▼
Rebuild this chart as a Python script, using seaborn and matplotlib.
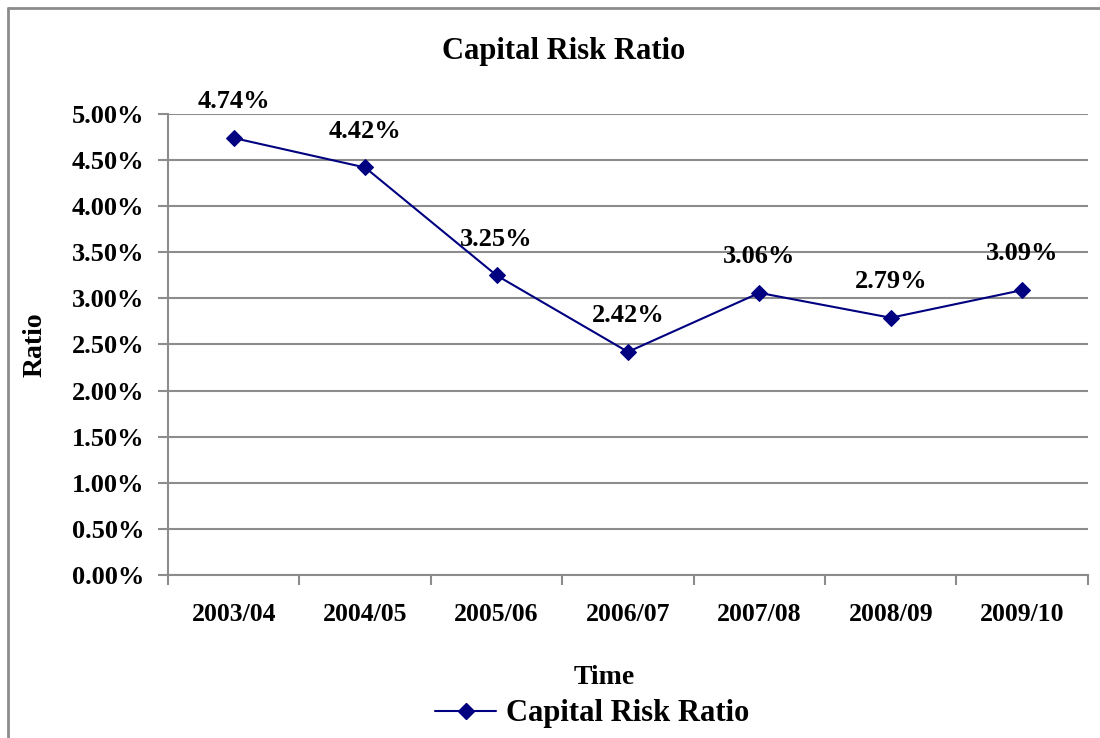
import matplotlib
matplotlib.use("Agg")
import matplotlib.pyplot as plt
import matplotlib.ticker as mticker
from matplotlib.lines import Line2D
import seaborn as sns

# values
periods = ["2003/04", "2004/05", "2005/06", "2006/07", "2007/08", "2008/09", "2009/10"]
ratios = [4.74, 4.42, 3.25, 2.42, 3.06, 2.79, 3.09]
y_ticks = [0.0, 0.5, 1.0, 1.5, 2.0, 2.5, 3.0, 3.5, 4.0, 4.5, 5.0]

sns.set_style("white")
plt.rcParams['font.family'] = ['Liberation Serif', 'DejaVu Serif']
plt.rcParams['font.weight'] = 'bold'
plt.rcParams['text.color'] = 'black'
plt.rcParams['axes.labelcolor'] = 'black'
plt.rcParams['xtick.labelcolor'] = 'black'
plt.rcParams['ytick.labelcolor'] = 'black'

navy = '#000080'
grey = '#8c8c8c'

fig = plt.figure(figsize=(11, 7.38), dpi=100)
ax = fig.add_axes([0.1527, 0.2209, 0.989 - 0.1527, 0.8455 - 0.2209])

sns.lineplot(x=periods, y=ratios, ax=ax, sort=False, color=navy,
             marker='D', markersize=8, markeredgecolor=navy, linewidth=1.5,
             label='Capital Risk Ratio', legend=False)

# data labels
for i, v in enumerate(ratios):
    ax.annotate(f"{v:.2f}%", (i, v), xytext=(0, 26), textcoords='offset points',
                ha='center', va='center', fontsize=19, fontweight='bold')

ax.set_xlim(-0.5, 6.5)
ax.set_ylim(0, 5)
ax.set_yticks(y_ticks)
ax.yaxis.set_major_formatter(mticker.FuncFormatter(lambda v, p: f"{v:.2f}%"))
ax.xaxis.set_minor_locator(mticker.FixedLocator([i - 0.5 for i in range(len(periods) + 1)]))
ax.tick_params(axis='x', which='major', length=0, pad=20, labelsize=18.5)
ax.tick_params(axis='x', which='minor', length=7, width=1.5, color=grey, direction='out', bottom=True)
ax.tick_params(axis='y', length=7, width=1.5, color=grey, direction='out', left=True, labelsize=19, pad=10)

ax.grid(axis='y', color=grey, linewidth=1.5)
ax.set_axisbelow(True)
for side in ['top', 'right']:
    ax.spines[side].set_visible(False)
for side in ['left', 'bottom']:
    ax.spines[side].set_color(grey)
    ax.spines[side].set_linewidth(1.5)

ax.set_xlabel("Time", fontsize=20, fontweight='bold')
ax.xaxis.set_label_coords((604 - 168) / 920, -(678 - 575) / 461)
ax.xaxis.label.set_va('center')
ax.set_ylabel("Ratio", fontsize=20, fontweight='bold')
ax.yaxis.set_label_coords((35 - 168) / 920, (575 - 345) / 461)
ax.yaxis.label.set_va('center')

fig.text(564 / 1100, 1 - 52 / 738, "Capital Risk Ratio", ha='center', va='center',
         fontsize=22, fontweight='bold')

handle = Line2D([], [], color=navy, marker='D', markersize=8, linewidth=1.5)
fig.legend([handle], ["Capital Risk Ratio"], loc='center', bbox_to_anchor=(592 / 1100, 1 - 714 / 738),
           frameon=False, fontsize=22, handlelength=2.0, handletextpad=0.3)

# outer chart frame (only top and left visible in the crop)
fig.add_artist(Line2D([8 / 1100, 8 / 1100], [0, 1 - 8 / 738], transform=fig.transFigure, color=grey, linewidth=2))
fig.add_artist(Line2D([8 / 1100, 1], [1 - 8 / 738, 1 - 8 / 738], transform=fig.transFigure, color=grey, linewidth=2))

fig.savefig("out.png", dpi=100)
▲
THE EXERCISE → Go from the first line of the listing to the line holding "ax = fig.add_axes([0.1527, 0.2209, 0.989" and, please, transcribe those lines exactly, both included, with no pictures.

SOLUTION TO THE EXERCISE →
Rebuild this chart as a Python script, using seaborn and matplotlib.
import matplotlib
matplotlib.use("Agg")
import matplotlib.pyplot as plt
import matplotlib.ticker as mticker
from matplotlib.lines import Line2D
import seaborn as sns

# values
periods = ["2003/04", "2004/05", "2005/06", "2006/07", "2007/08", "2008/09", "2009/10"]
ratios = [4.74, 4.42, 3.25, 2.42, 3.06, 2.79, 3.09]
y_ticks = [0.0, 0.5, 1.0, 1.5, 2.0, 2.5, 3.0, 3.5, 4.0, 4.5, 5.0]

sns.set_style("white")
plt.rcParams['font.family'] = ['Liberation Serif', 'DejaVu Serif']
plt.rcParams['font.weight'] = 'bold'
plt.rcParams['text.color'] = 'black'
plt.rcParams['axes.labelcolor'] = 'black'
plt.rcParams['xtick.labelcolor'] = 'black'
plt.rcParams['ytick.labelcolor'] = 'black'

navy = '#000080'
grey = '#8c8c8c'

fig = plt.figure(figsize=(11, 7.38), dpi=100)
ax = fig.add_axes([0.1527, 0.2209, 0.989 - 0.1527, 0.8455 - 0.2209])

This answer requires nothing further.